Writing on The Drum last week, Jane Shaw saw the carbon tax as a Trinity comprising an ideological touchstone for the Greens, a political weapon for the Opposition and a millstone around the neck of Labor.
The new carbon tax advertising campaign featuring Cate Blanchett aims to turn the Liberals' weapon into a suicide pill and convert Labor's millstone into a bright red ruby and transform the ideological touchstone to an emerald. On the heels of Cate's crucifixion comes Malcolm Fraser and John Hewson's endorsement of the carbon tax, and as if on cue, Tony Windsor vocalising the wait-for-the-rest-of-the-world policy that most in the Coalition want.
Shaw set out to illustrate that a price on carbon is not sufficient to bring about a carbon-lite industry. While recognising that electricity wholesale prices can range between -$1,000 and $12,500 per megawatt hour (MWh), she took as her starting point a wholesale market price for electricity set by the highest cost bidder at $90.
On this basis she defined as windfall profits the sums other suppliers earned in excess of marginal costs. So a brown coal generator with costs at $25 per MWh would earn $65 and a black coal generator with costs at would earn $55.
The specified price juncture of $90 pre tax would become $96 post a carbon tax of $20 per tonne on the basis of the higher costs incurred by marginal generators (Combined Cycle Gas). Even at that particular price juncture, the margin of the brown coal generator after having paid the carbon tax is reduced from $65 to $45; the black coal generator sees its profit cut from $55 to $41.
Moreover, a price of $90 per MWh is a relatively rare excursion in the National Electricity Market where the average spot price is under $40 per MWh. A consistent $90 per MWh price would convert the coal-based generators into rivers of gold for their owners.
But existing suppliers actually earn very low profits. Thus Loy Yang Power (32.5 per cent owned by AGL) according to the latest AGL accounts earned an annualised profit of about $135 million. That is on an asset with a replacement cost of over $4 billion. Loy Yang Power's latest profits mean it yields a return of a little over 3 per cent.
This wafer-thin profit margin is earned notwithstanding massive improvements in productivity of the coal-based power stations. Twenty years ago there were over 10,000 workers in the Victorian brown coal stations. Today, in spite of output increasing by one third, and massive improvements in reliability, the number (including contractors) is under 4,000.
An important matter raised by Shaw's article is that a tax alone is unlikely to force the substitution of low for high carbon dioxide-emitting plants. It may well be that a carbon dioxide price of $20 per tonne would have no effect in forcing an existing generator out of the market. At some price one or more would be forced to close -- estimates are that a major brown coal generator might exit at a tax of $80 per tonne of carbon dioxide.

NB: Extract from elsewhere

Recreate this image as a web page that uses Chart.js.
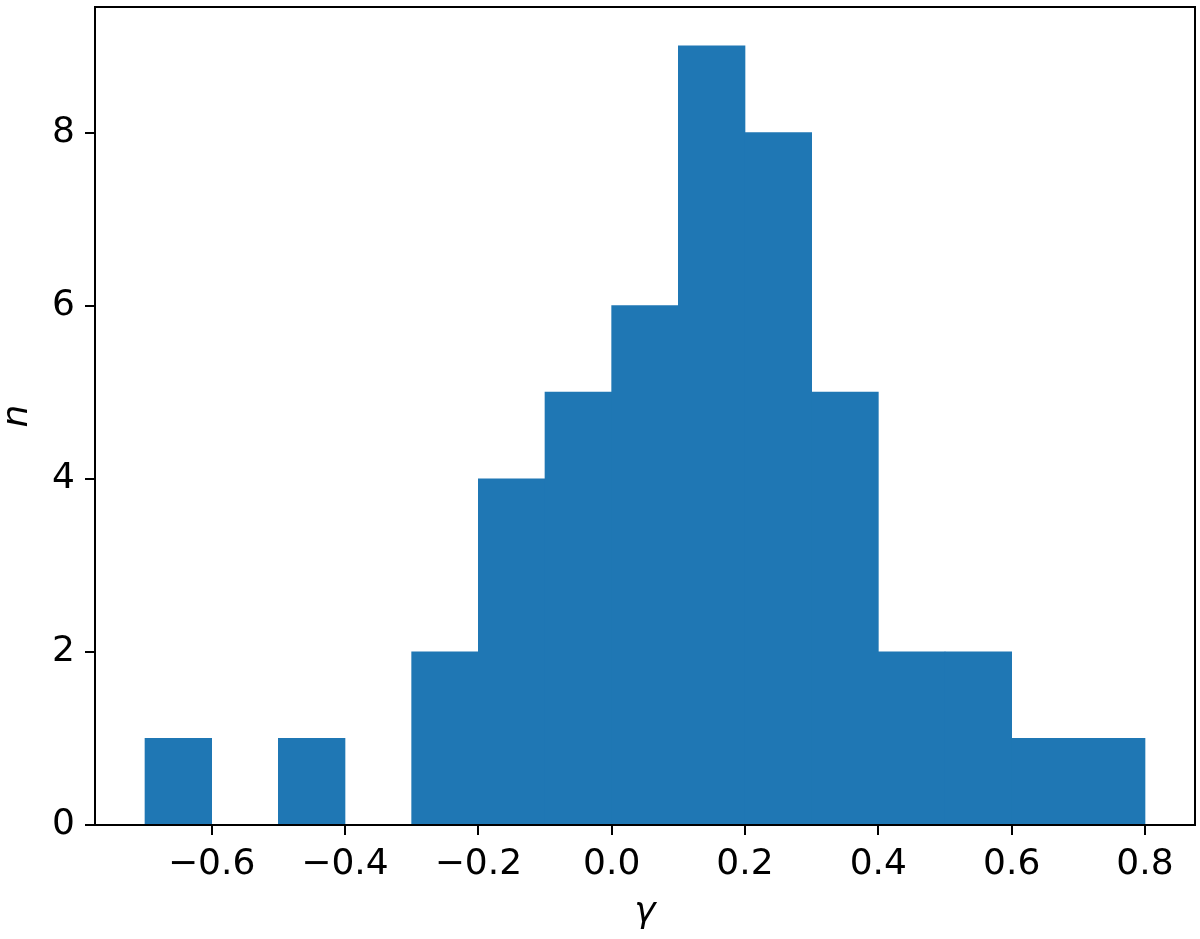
<!DOCTYPE html>
<html>
<head>
<meta charset="utf-8">
<script src="https://cdn.jsdelivr.net/npm/chart.js@4.4.1/dist/chart.umd.min.js"></script>
<style>
  html, body { margin: 0; padding: 0; background: #ffffff; }
  #wrap { width: 1200px; height: 939px; position: relative; }
</style>
</head>
<body>
<div id="wrap"><canvas id="c" width="1200" height="939"></canvas></div>
<script>
// Histogram bins (centres) and counts
const binCenters = [-0.65, -0.55, -0.45, -0.35, -0.25, -0.15, -0.05, 0.05, 0.15, 0.25, 0.35, 0.45, 0.55, 0.65, 0.75];
const counts     = [1, 0, 1, 0, 2, 4, 5, 6, 9, 8, 5, 2, 2, 1, 1];
const xTickValues = [-0.6, -0.4, -0.2, 0.0, 0.2, 0.4, 0.6, 0.8];
const yTickValues = [0, 2, 4, 6, 8];
const xTitle = 'γ';
const yTitle = 'n';

const FONT = 'DejaVu Sans';
const FS = 36;

const framePlugin = {
  id: 'frame',
  afterDraw(chart) {
    const a = chart.chartArea, ctx = chart.ctx;
    ctx.save();
    ctx.strokeStyle = '#000';
    ctx.lineWidth = 2;
    ctx.strokeRect(a.left, a.top, a.right - a.left, a.bottom - a.top);
    ctx.restore();
  }
};

function fmt(v) {
  const s = Math.abs(v).toFixed(1);
  return (v < -1e-9 ? '\u2212' : '') + s;
}

function zeroPad(scale) {
  scale.paddingTop = 0; scale.paddingBottom = 0;
  scale.paddingLeft = 0; scale.paddingRight = 0;
}

new Chart(document.getElementById('c'), {
  type: 'bar',
  data: {
    datasets: [{
      data: binCenters.map((x, i) => ({ x: x, y: counts[i] })),
      backgroundColor: '#1f77b4',
      borderWidth: 0,
      barPercentage: 1.0,
      categoryPercentage: 1.0
    }]
  },
  options: {
    responsive: false,
    animation: false,
    layout: { padding: { top: 7, right: 5, left: 0, bottom: 0 } },
    plugins: { legend: { display: false }, tooltip: { enabled: false } },
    scales: {
      x: {
        type: 'linear',
        offset: false,
        min: -0.775,
        max: 0.875,
        afterBuildTicks(scale) { scale.ticks = xTickValues.map(v => ({ value: v })); },
        afterFit(scale) { scale.height = 114; zeroPad(scale); },
        ticks: {
          callback: (v) => fmt(v),
          font: { family: FONT, size: FS },
          color: '#000',
          padding: 8,
          maxRotation: 0,
          autoSkip: false
        },
        grid: { offset: false, drawOnChartArea: false, drawTicks: true, tickLength: 10, tickWidth: 2, tickColor: '#000', lineWidth: 2, color: '#000' },
        border: { display: false },
        title: { display: true, text: xTitle, font: { family: FONT, size: FS, style: 'italic', lineHeight: 1 }, color: '#000', padding: { top: 0, bottom: 8 } }
      },
      y: {
        type: 'linear',
        min: 0,
        max: 9.45,
        afterBuildTicks(scale) { scale.ticks = yTickValues.map(v => ({ value: v })); },
        afterFit(scale) { scale.width = 95; zeroPad(scale); },
        ticks: {
          callback: (v) => String(v),
          font: { family: FONT, size: FS },
          color: '#000',
          padding: 10
        },
        grid: { drawOnChartArea: false, drawTicks: true, tickLength: 10, tickWidth: 2, tickColor: '#000', lineWidth: 2, color: '#000' },
        border: { display: false },
        title: { display: true, text: yTitle, font: { family: FONT, size: FS, style: 'italic', lineHeight: 1 }, color: '#000', padding: { top: 0, bottom: 0 } }
      }
    }
  },
  plugins: [framePlugin]
});
</script>
</body>
</html>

An $80 tax would add mean a trebling of the wholesale electricity price. But it is unclear how even that level of tax would attract significant new entry from low-emitting generators (presumably gas). An investor would need to be certain that the impost on carbon dioxide emissions would remain. If the tax were to be dropped (either because the global warming scare had abated or because no other country was implementing such a regime) gas fired base load stations would see their value shredded. Accordingly, the investors would require a government assurance that they would be reimbursed for such an eventuality.
This returns us to the pre-1995 situation of government ownership or power purchasing agreements. That in turn nudges us towards the central planning regime that we escaped with the national market, and with it the onset of all the inefficiencies that we had escaped. Canberra has embarked on a War Against Electricity, at least against the carbon dioxide-emitting electricity generators that account for 95 per cent of supply.

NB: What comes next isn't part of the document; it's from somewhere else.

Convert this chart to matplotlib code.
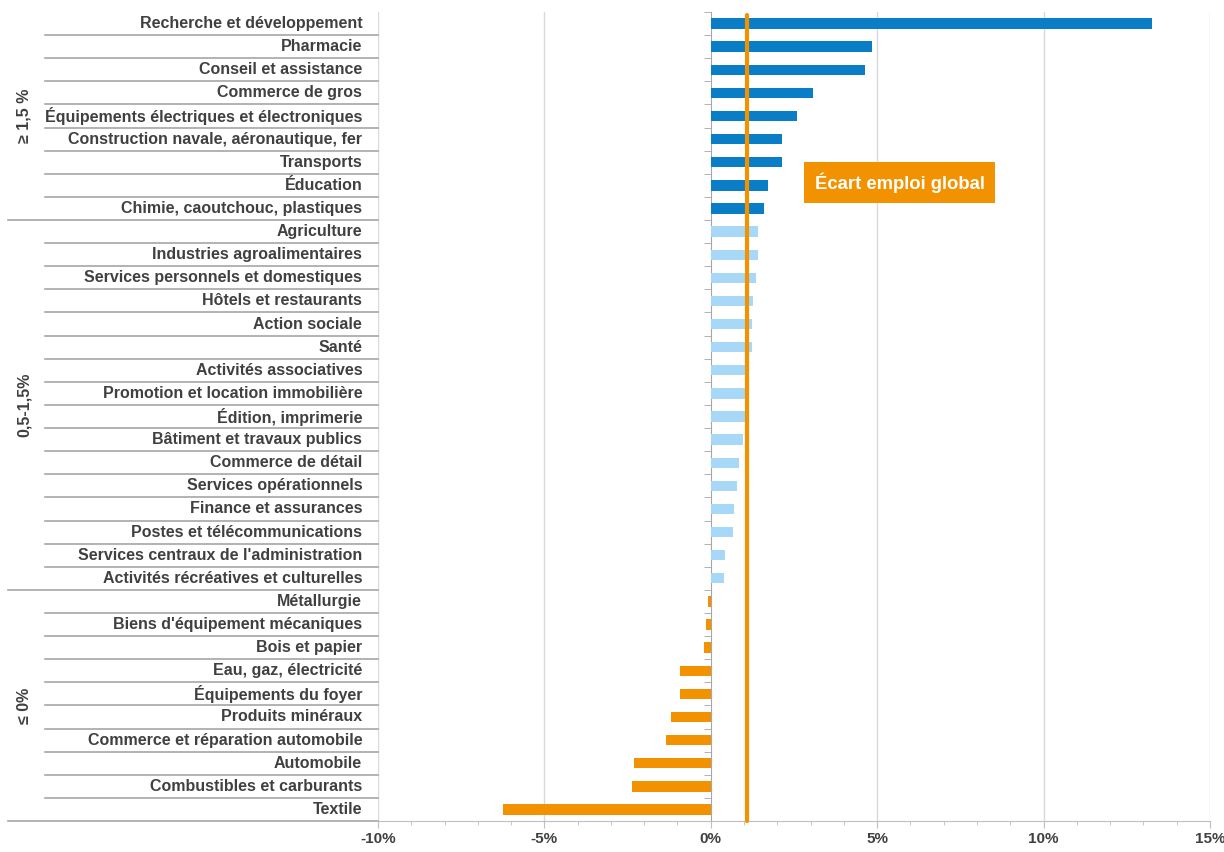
import matplotlib
matplotlib.use("Agg")
import matplotlib.pyplot as plt
import matplotlib.transforms as mtransforms
import numpy as np

# data (top to bottom)
sectors = [
    "Recherche et développement", "Pharmacie", "Conseil et assistance",
    "Commerce de gros", "Équipements électriques et électroniques",
    "Construction navale, aéronautique, fer", "Transports", "Éducation",
    "Chimie, caoutchouc, plastiques",
    "Agriculture", "Industries agroalimentaires",
    "Services personnels et domestiques", "Hôtels et restaurants",
    "Action sociale", "Santé", "Activités associatives",
    "Promotion et location immobilière", "Édition, imprimerie",
    "Bâtiment et travaux publics", "Commerce de détail",
    "Services opérationnels", "Finance et assurances",
    "Postes et télécommunications", "Services centraux de l'administration",
    "Activités récréatives et culturelles",
    "Métallurgie", "Biens d'équipement mécaniques", "Bois et papier",
    "Eau, gaz, électricité", "Équipements du foyer", "Produits minéraux",
    "Commerce et réparation automobile", "Automobile",
    "Combustibles et carburants", "Textile",
]
values = [
    13.26, 4.85, 4.63, 3.07, 2.60, 2.14, 2.15, 1.73, 1.60,
    1.43, 1.43, 1.37, 1.27, 1.24, 1.23, 1.08, 1.08, 1.06, 0.98,
    0.84, 0.79, 0.70, 0.66, 0.43, 0.41,
    -0.07, -0.13, -0.20, -0.93, -0.93, -1.19, -1.33, -2.30, -2.36, -6.25,
]
group_names = ["≥ 1,5 %", "0,5-1,5%", "≤ 0%"]
group_sizes = [9, 16, 10]
ecart_global = 1.1

group_colors = ["#0A7DC7", "#A8D8F8", "#F39200"]
orange = "#F39200"
grey_txt = "#404040"

fig = plt.figure(figsize=(12.24, 8.52), dpi=100)
ax = fig.add_axes([0.3088, 0.0364, 0.6797, 0.9495])

colors = []
for c, n in zip(group_colors, group_sizes):
    colors += [c] * n
y = np.arange(len(sectors))
ax.barh(y, values, height=0.45, color=colors, zorder=3)

ax.set_xlim(-10, 15)
ax.set_ylim(len(sectors) - 0.5, -0.5)

# grid
for gx in [-10, -5, 5, 10, 15]:
    ax.axvline(gx, color="#D9D9D9", lw=1, zorder=1)

# global gap line
ax.plot([ecart_global, ecart_global], [len(sectors) - 0.5, -0.35],
        color=orange, lw=3, zorder=4, solid_capstyle="round", clip_on=False)
ax.text(5.67, 6.88, "Écart emploi global", color="white", fontsize=13.3,
        fontweight="bold", family="Liberation Sans", ha="center", va="center",
        zorder=5,
        bbox=dict(boxstyle="square,pad=0.55", fc=orange, ec="none"))

# axes styling
for s in ["top", "right"]:
    ax.spines[s].set_visible(False)
ax.spines["left"].set_position(("data", 0))
ax.spines["left"].set_color("#A6A6A6")
ax.spines["bottom"].set_color("#BFBFBF")
ax.set_yticks([])
ax.set_yticks(np.arange(len(sectors) + 1) - 0.5, minor=True)
ax.tick_params(axis="y", which="minor", length=5, color="#A6A6A6",
               direction="out")
ax.set_xticks([-10, -5, 0, 5, 10, 15])
ax.set_xticklabels(["-10%", "-5%", "0%", "5%", "10%", "15%"])
ax.set_xticks(np.arange(-10, 16, 1), minor=True)
ax.tick_params(axis="x", which="major", length=5, color="#BFBFBF",
               labelsize=11, labelcolor=grey_txt, pad=3)
ax.tick_params(axis="x", which="minor", length=3, color="#BFBFBF")
for t in ax.get_xticklabels():
    t.set_fontweight("bold")
    t.set_family("Liberation Sans")

# category labels and separators
trans = mtransforms.blended_transform_factory(ax.transAxes, ax.transData)
for i, name in enumerate(sectors):
    ax.text(-0.019, i, name, transform=trans, ha="right", va="center",
            fontsize=11.5, fontweight="bold", color=grey_txt,
            family="Liberation Sans")

bounds = np.cumsum(group_sizes)
for i in range(1, len(sectors) + 1):
    yy = i - 0.5
    x0 = -0.445 if i in bounds else -0.40
    ax.plot([x0, 0], [yy, yy], transform=trans, color="#A6A6A6", lw=1.2,
            clip_on=False)

start = 0
for name, n in zip(group_names, group_sizes):
    mid = start + (n - 1) / 2
    ax.text(-0.425, mid, name, transform=trans, rotation=90, ha="center",
            va="center", fontsize=11.5, fontweight="bold", color=grey_txt,
            family="Liberation Sans")
    start += n

plt.savefig("out.png", dpi=100)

If success in the war means closure of some coal fired capacity it will be bought at the cost of a steep rise in prices to households and to producers. Shaw erroneously suggests that only 12 per cent of demand comes from industry.
In fact the large industry consumers alone account for 26 per cent of demand. Households and small business together comprise around 50 per cent of demand. Whatever the industry/household share of electricity, contrary to the Government and other ads presently running, costs will not be carried by the ''big polluters'' but by the consumer.
There is no possibility of carbon-free generation like wind playing a significant role except at considerable expense, while nuclear, the other carbon-free source of electricity, is demonised. And the possibility of failure in Canberra's War Against Electricity prevents less efficient alternatives, like gas generators, playing a major role in filling a gap from closing down coal generators.
This is because the failure to force existing closures and the prospect of new coal generators leaves these high-cost alternatives vulnerable. Ideological touchstone or green emerald, a carbon tax will leave its indelible mark on the economy and on the body politic.